Module stat_tests

Expand description

Collection of statistical tests

Provides a number of statistical tests that can be used to compare samples:

Kolmogorov-Smirnov test
Kuiper’s test
Anderson-Darling test

Each of this tests, checks a null hypothesis that both samples are drawn from the same distribution. After the test is performed we can compare the p-value against some error threshold e.g. 5% :

let s1 : Vec<f64> = (0..100).map(|_| rand::thread_rng().gen()).collect();
let s2 : Vec<f64> = (0..70).map(|_| rand::thread_rng().gen()).collect();

let test_result = ks2_test(s1, s2)?;

// For the test to reject null hypothesis p_value must be below the threshold
assert!(test_result.p_value() > 0.05);

This basically tells that the value of the test statistic is within 95% probability range for the distribution which assumes the null hypothesis that the samples are from the same distribution. So if we were to run the same test multiple times, we would find that in 95% cases the test would not reject the null hypothesis and 5% of times it would wrongly reject it, creating so-called Type 1 error.

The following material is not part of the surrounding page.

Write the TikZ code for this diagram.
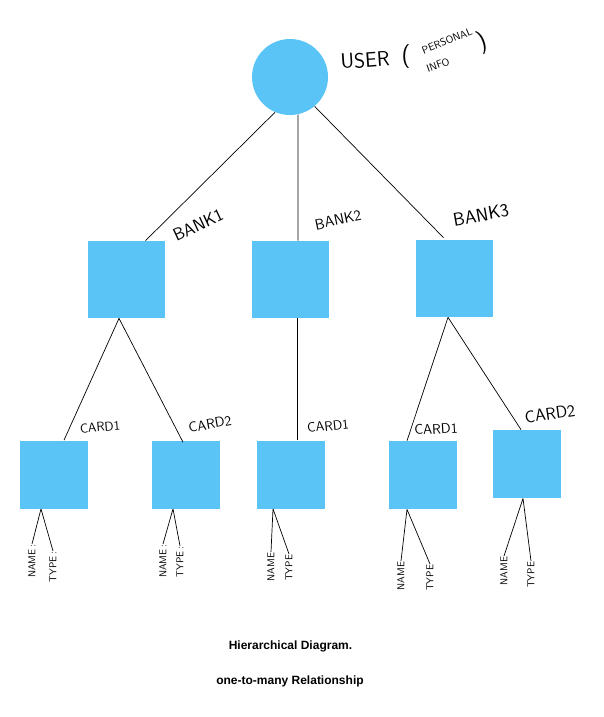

However, what we are interested in is the frequency of the Type 2 errors. They happen when the test does not reject the null hypothesis despite samples being drawn from different distributions. However, there is no analytical formula for this, sine the error frequency depends on the difference between the distributions and size of the samples. The parameter that describes the frequency of Type 2 errors is called Power of the test and has to be established by numerical experiments.

Structs§

Ecdf: Empirical cumulative distribution function
EcdfIterator: Iterator over ecdf
TestResult: Represents a result of a statistical test

Enums§

TestError: Error that can be raised by a statistical test

Functions§

ad2_test: Perform Anderson-Darling two sample test
ks1_test: Perform one sample Kolmogorov-Smirnov statistical test
ks2_test: Preform two sample Kolmogorov-Smirnov test
kuiper2_test: Preform 2-sample Kuiper’s test